It’s been a long few months since our last issue.
From Viking dinners in Norway, to the dance-floors of Ibiza (would recommend).
We’ve been stalked by sharks in J Bay, then by Jackals in Namibia after hospitalising ourselves in Cape Town. Became delirious in the desert before getting lost in the fog at the Gates of Hell. We’ve taken the concept of what’s really possible, drinking from hats the world over. Jumped Helicopters in Lofoten, speedboats to Formentera and bicycles on the North Shore. Survived Vegas. Broken Cameras. Two dead rental cars. Dodged Covid, caught Covid.
Stories to tell the grandkids. Stories that don’t leave this room.
We’re back from a month en Afrique, which is exactly what we needed. A sense of perspective. Out of the comfortable bubble we’re fortunate enough to call “La Vie Quotidienne” We seen the realities of day to day life in Pellsrus and realised there is so much more we can all do to help. First hand experienced the enormous positive impact real life role models can have in their community against great adversity. No one embodies that more than Joshe Faulkner and we’re happy to help share the love by donating the net proceeds of this issue to Mikey and Zelti February’s charity Juju Surf Club, which brings global awareness and support to existing and emerging African surf programmes. One such charity is Waves for Change – a Cape Town based program championing surf therapy as a means of empowerment for disadvantaged children, residing in the very township on the cover of this issue.
We’ve spent time down under in WA with our collective childhood hero, Mr Taj Burrow in celebration of a new Globe shoe, launching well, now. Tagged along with the Globe team on their adventures to King Island, which was a total score. Caught up with Noa Deane in his new hometown and heard he’s been working on his biggest surf film yet, and that he wants to do a European Premiere tour. This terrifies us. Back in good old England, the country that raised half of our editorial team,we spent our days in the fields and nights in the studio with Jack Whitefield.
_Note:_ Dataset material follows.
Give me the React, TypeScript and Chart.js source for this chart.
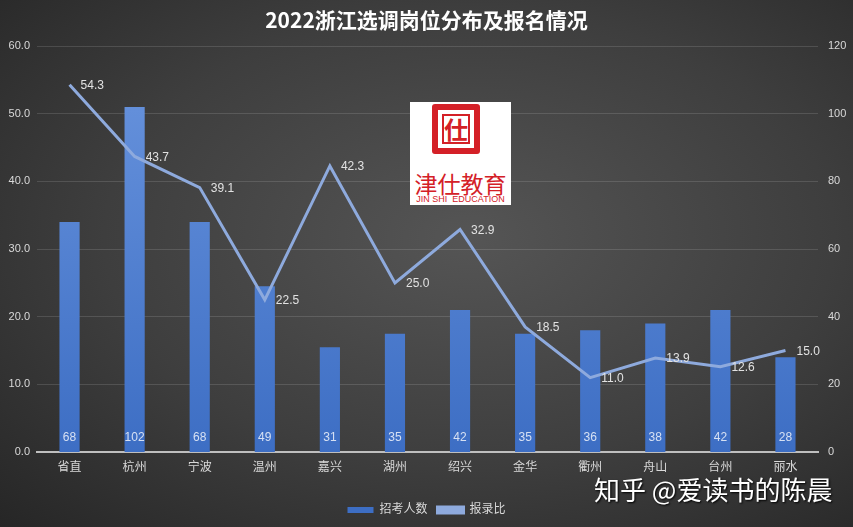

On the subject of home comforts we checked in with Julie Betrix in Lyon and Annecy and with Parker Coffin in Santa Barbara. Never to stay in one place, we hopped south of the border to Mexico and had the pleasure of bumping into prolific nomad Rémy Taveira on the shores off Sayulita no less. Back to Europe and straight into a van with the RVCA team in the hope of finding some favourable Portuguese wedges away from the crowds. Cold beers and warm seas.
We became most inspired by the story of Mobina and Melika Nazari, having fled from Afghanistan 6 years ago, they went from being total strangers to the land and language to now leading the female skate scene in Berlin under the banner of the Nike Women’s SB team… Beautifully highlighting how skateboarding bridges the gap between race, culture and sexual orientation, allowing all walks of life to flourish through a common passion.
It’s been an incredibly hectic six months in the making of these pages you hold in your hands right now, and how the wheels keep turning on this thing we’re not sure either. So many late nights, the early mornings and the heat of the afternoon. We’re by no means perfect, confirmed with absolute certainty by looking around the room at the individuals that keep this shit show on the road. Interns doze on sofas, others run around in blind panic, shop floor staff charm, orders are packed and shipped and the creative team are nowhere to be seen. We think they are Berlin but we’ve heard rumours of Barcelona. Everything in the name of editorial. But how to have more meaning? How to have cause and effect? We’re driven by trying to do a little better, to make a little difference where we can – to leave this scene in a better place than where we found it.
Oh, and we’re not leaving just yet.
We’ve got plans you see.
As always, if you find yourself in south west France do come into Wasted Talent and say Bonjour, if not hopefully our paths will cross on the road, dear friend, there is always the road.
Be kind, for everyone you meet is fighting a harder battle – Plato.